On his part, Frost used the occasions to connect with ordinary, common folk who pride themselves in the Vermont-style sense of independence, infused by a love for the valley and a fierce appreciation for the ruggedness of the land.

A member of the Harvey Clan (7th generation Vermont) seemed to remember that Robert Frost stopped coming into Rochester when he ended his affiliation with Bread Loaf.

Age and infirmity caught up with him.

That would have been, say, after the Summer of 1963... eh-yough.

Yet, today, if we are to recall anything about the poems penned by Robert Frost, we must remember "The Road Not Taken."
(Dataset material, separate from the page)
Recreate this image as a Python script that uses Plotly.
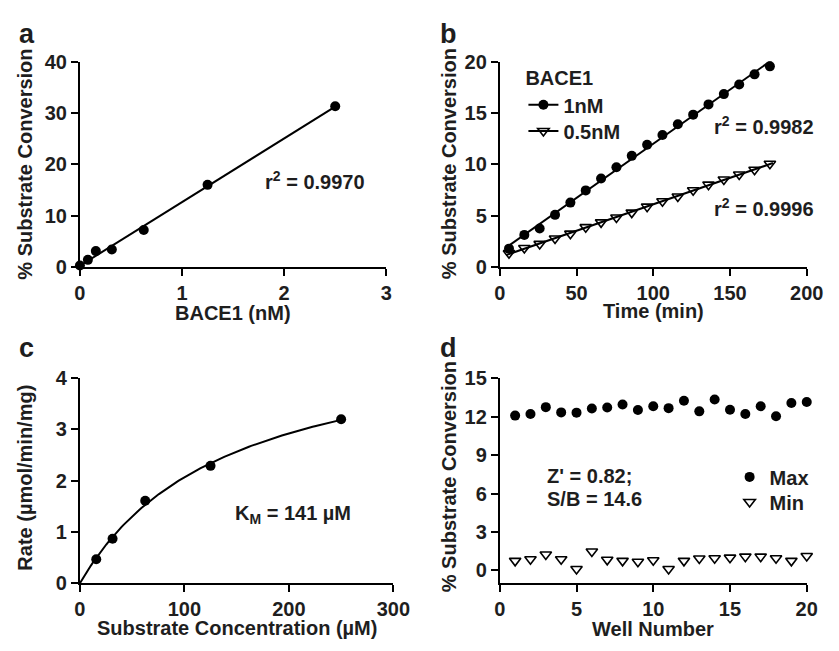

I re-print it for your enjoyment herewith:

TWO roads diverged in a yellow wood,
And sorry I could not travel both
And be one traveler, long I stood
And looked down one as far as I could
To where it bent in the undergrowth;        5
Then took the other, as just as fair,
And having perhaps the better claim,
Because it was grassy and wanted wear;
Though as for that the passing there
Had worn them really about the same,        10
And both that morning equally lay
In leaves no step had trodden black.
Oh, I kept the first for another day!
Yet knowing how way leads on to way,
I doubted if I should ever come back.        15
I shall be telling this with a sigh
Somewhere ages and ages hence:
Two roads diverged in a wood, and I—
I took the one less traveled by,
And that has made all the difference.        20

The Harvey I mentioned earlier claims Robert Frost grew weary of the Middlebury crowd.

So, on one warm July afternoon in the year of 1947, he steered his Ford to the left to Rochester, instead of to the right in the direction of the Town of Middlebury.

That made all the difference.

POSTSCRIPT

The Pastrami that graced my Reubin Pannini came from a locally grown, organically-fed steer free-ranged in a part of Rochester known as North Hollow.

Not one trace of fat got in the way of the inch-thich mound of beef's succulent flavor which, I am surmising, was infused by a mysterious concoction of garlic, gill, herbs and just a hint of pepper & salt.

Yes, it actually melted in my mouth.

No, you will never find anything equalling it, in quality, served in a New York deli.

PS #2

If and when you're in this neck of the woods, you, too, can sit in a stool where Robert Frost enjoyed soda-jerked Cokes many years ago.

If you want the fifth stool on the left at the soda fountain within the Rochester Cafe, take it -- that is, if I'm not sitting there.